Maybe you’ve even done it yourself.

And that’s okay.  But let me tell you a story.

Last week my 8 year-old daughter’s soccer team played – and lost – a great game.

I still remember how these same kids could dominate the field when they started playing at age four.  Back then, the game was all about the individual player.  Passing the ball?  What was that?  And why in the world would anyone want to do it when a player could score goal after gratifying goal with little to no help from his teammates?

The kids who got paid $5 per goal could get rich quick, at least by preschooler standards.
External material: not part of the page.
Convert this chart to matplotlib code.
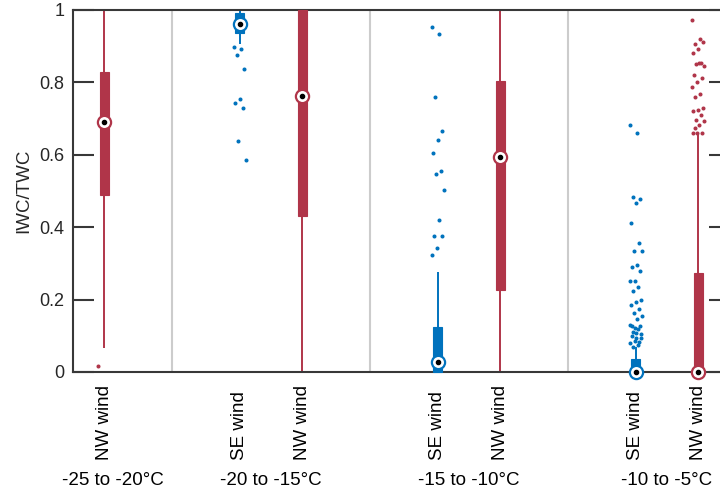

But as the kids got older, that changed. Now it’s more about teamwork. It’s about learning to play a position, making good passes, and moving the ball down the field through a concerted team effort.

Last Saturday, I heard a dejected 3rd grader announce after the game that her dad had promised to buy her ice cream if she scored two goals and, since she hadn’t scored any goals, there was no ice cream in her immediate future.

Let me tell you what is wrong with this scenario.

This little girl played a fantastic game.

Both her offense and defense were spot-on that day. The team lost, but barely. They kept the point spread low, and she was an important part of an impressive team effort.

But did she feel successful?

No. Because her dad had made her success based on one thing: scoring goals.

This is unproductive on so many levels.

No one scored two goals in that game.

Most of the players on her team didn’t score a goal, period.

Because this player’s coach had asked her to play at mid-field, it was pretty much guaranteed that she wasn’t going to make a goal. Scoring goals wasn’t her job that day.

She had played hard, without complaint, on a cold and rainy Saturday.  She played a good game, yet she felt like a failure, because the reward system her dad had put into place was poorly thought out and essentially irrelevant.

There’s something to be said for intrinsic versus extrinsic rewards. But that’s another vent for another day. Let’s assume a parent wants to reward his or her child, so we’re talking about extrinsic rewards here.

Instead of rewarding individual points scored in a team sport, why don’t we figure out a new and more relevant standard?

Let’s reward effort, attitude, and teamwork …

How many good passes a player made …

How many times she kept the ball from going out of bounds …

How he encouraged his teammates …

How she respected her coach …

How he utilized a new skill or technique …

How she kept giving 100% even when the going got tough …

Twenty years from now, it won’t matter how many goals our kids scored in a youth soccer game back when they were 8.